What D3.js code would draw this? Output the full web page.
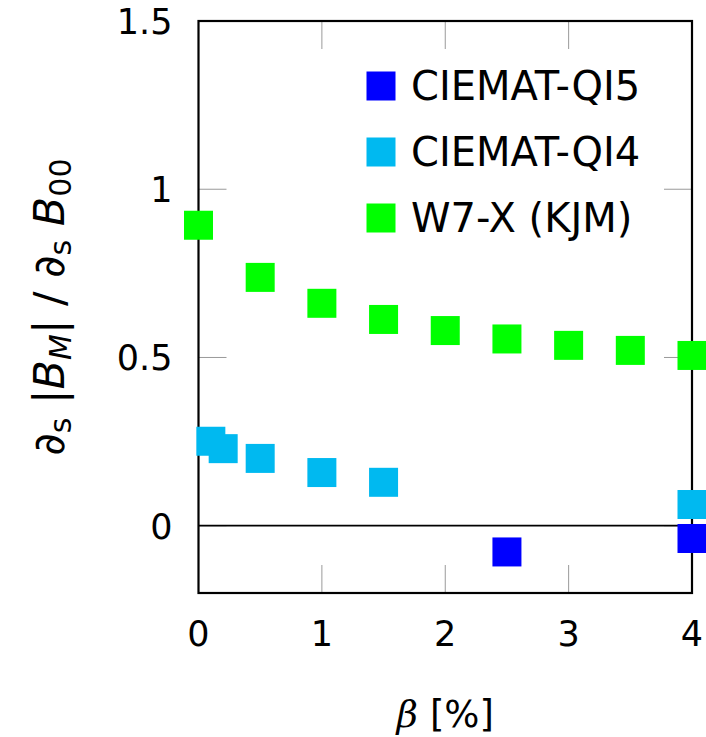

--

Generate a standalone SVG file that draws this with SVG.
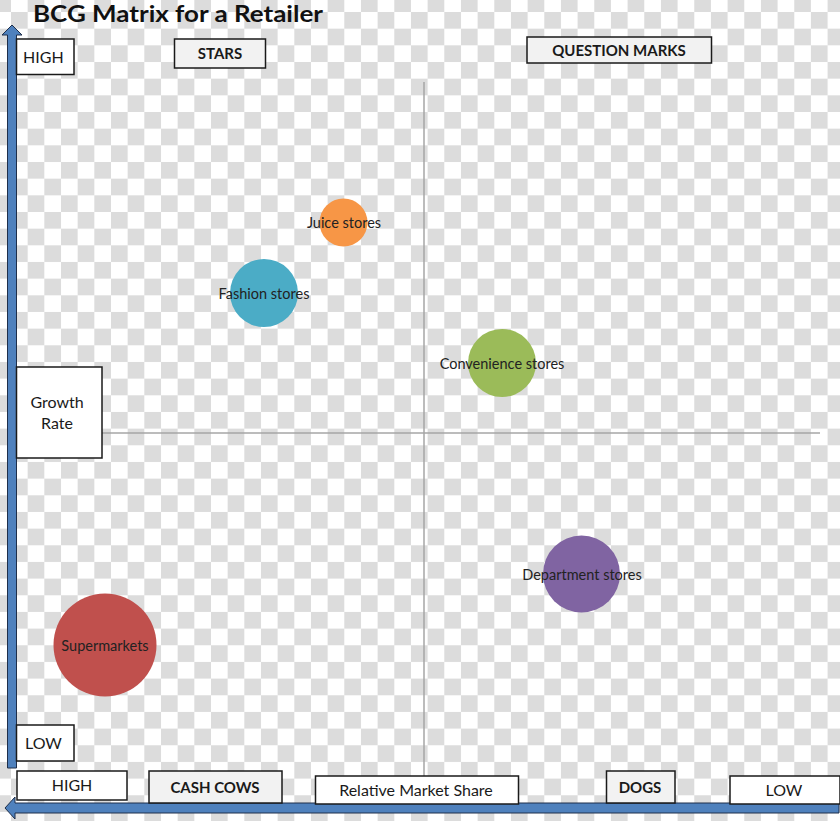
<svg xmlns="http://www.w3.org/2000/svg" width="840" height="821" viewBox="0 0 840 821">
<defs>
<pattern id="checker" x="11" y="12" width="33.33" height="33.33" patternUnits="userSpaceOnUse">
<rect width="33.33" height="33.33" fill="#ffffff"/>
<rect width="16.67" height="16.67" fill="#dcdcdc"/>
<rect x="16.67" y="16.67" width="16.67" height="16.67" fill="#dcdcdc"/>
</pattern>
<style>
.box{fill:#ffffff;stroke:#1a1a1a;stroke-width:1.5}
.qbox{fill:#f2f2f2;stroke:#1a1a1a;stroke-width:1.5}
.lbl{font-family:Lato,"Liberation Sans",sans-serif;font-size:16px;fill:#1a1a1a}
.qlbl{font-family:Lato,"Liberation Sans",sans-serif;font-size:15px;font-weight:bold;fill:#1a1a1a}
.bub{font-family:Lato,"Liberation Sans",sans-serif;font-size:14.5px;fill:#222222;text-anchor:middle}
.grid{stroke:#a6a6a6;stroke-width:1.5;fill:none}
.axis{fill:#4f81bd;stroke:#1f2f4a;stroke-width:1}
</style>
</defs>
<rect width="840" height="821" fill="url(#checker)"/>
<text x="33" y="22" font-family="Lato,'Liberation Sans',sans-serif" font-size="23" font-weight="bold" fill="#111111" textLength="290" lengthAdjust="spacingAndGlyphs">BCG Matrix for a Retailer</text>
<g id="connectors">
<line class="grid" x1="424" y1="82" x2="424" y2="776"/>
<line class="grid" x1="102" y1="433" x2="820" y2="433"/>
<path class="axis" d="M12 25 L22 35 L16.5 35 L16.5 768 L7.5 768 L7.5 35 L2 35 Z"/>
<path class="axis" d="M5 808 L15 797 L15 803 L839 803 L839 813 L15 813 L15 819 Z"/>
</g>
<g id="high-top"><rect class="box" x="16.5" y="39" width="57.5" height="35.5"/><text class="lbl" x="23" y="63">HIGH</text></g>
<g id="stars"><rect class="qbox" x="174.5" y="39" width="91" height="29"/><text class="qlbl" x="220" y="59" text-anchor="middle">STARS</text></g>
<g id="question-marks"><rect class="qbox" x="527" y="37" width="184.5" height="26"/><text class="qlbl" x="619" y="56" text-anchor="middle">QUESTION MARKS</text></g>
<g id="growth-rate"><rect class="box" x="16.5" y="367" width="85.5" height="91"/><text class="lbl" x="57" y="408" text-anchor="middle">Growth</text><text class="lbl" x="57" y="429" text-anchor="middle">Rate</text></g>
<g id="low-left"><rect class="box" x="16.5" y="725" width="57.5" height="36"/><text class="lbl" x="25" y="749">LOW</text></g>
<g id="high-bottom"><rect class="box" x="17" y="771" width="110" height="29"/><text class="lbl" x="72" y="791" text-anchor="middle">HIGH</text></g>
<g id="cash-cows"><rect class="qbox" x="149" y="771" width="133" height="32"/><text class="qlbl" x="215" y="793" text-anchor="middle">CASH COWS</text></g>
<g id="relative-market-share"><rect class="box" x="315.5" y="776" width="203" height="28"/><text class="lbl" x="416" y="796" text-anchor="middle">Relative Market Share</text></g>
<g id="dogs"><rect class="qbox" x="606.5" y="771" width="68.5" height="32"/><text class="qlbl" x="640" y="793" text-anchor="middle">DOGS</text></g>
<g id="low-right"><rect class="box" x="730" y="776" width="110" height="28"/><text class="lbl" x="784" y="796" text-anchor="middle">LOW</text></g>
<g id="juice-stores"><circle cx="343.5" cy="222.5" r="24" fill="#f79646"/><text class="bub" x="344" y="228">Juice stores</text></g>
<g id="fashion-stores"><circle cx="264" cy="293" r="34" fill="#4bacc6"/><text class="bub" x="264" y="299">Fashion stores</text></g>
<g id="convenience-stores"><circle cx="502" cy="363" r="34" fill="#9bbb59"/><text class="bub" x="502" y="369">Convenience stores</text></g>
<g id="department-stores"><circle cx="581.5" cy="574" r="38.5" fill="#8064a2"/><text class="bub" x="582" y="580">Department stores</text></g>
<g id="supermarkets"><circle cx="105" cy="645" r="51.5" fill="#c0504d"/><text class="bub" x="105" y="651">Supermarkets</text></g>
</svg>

--

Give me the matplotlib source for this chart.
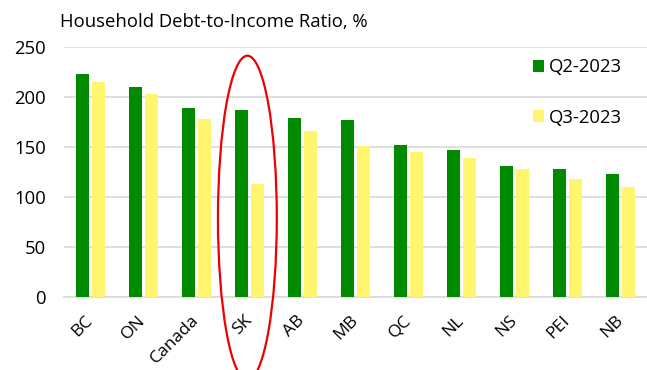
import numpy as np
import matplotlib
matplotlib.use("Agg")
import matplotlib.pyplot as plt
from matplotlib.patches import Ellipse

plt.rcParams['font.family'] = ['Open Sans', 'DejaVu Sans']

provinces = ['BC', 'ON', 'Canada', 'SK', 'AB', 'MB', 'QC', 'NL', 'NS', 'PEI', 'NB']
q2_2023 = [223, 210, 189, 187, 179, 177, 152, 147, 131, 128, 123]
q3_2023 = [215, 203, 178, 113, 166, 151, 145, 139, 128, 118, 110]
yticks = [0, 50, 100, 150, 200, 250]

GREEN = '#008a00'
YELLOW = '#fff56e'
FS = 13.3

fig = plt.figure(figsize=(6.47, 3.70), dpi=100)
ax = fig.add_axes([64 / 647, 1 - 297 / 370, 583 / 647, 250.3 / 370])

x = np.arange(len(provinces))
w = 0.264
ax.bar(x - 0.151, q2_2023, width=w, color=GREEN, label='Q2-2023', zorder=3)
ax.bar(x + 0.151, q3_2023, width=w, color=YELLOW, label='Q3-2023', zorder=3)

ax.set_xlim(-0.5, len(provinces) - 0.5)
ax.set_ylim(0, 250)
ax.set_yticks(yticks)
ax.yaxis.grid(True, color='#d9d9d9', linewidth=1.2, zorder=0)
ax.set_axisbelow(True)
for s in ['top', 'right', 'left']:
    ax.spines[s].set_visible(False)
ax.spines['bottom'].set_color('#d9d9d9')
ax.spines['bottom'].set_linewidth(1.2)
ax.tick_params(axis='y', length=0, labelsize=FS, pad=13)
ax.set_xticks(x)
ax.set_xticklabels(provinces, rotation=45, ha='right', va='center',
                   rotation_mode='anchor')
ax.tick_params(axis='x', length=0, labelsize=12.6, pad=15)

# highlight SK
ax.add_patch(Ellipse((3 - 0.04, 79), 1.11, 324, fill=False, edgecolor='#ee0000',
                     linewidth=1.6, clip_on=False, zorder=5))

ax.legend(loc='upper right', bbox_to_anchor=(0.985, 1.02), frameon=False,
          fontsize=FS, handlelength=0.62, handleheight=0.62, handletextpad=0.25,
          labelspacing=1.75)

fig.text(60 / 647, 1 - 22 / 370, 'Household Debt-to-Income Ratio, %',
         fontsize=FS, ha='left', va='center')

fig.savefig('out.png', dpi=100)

--

● **SHORT PROBLEM**
Return all the lines that contain the string "matplotlib".

● **WRITTEN RESPONSE**
Give me the matplotlib source for this chart.
import matplotlib
matplotlib.use("Agg")
import matplotlib.pyplot as plt
from matplotlib.patches import Ellipse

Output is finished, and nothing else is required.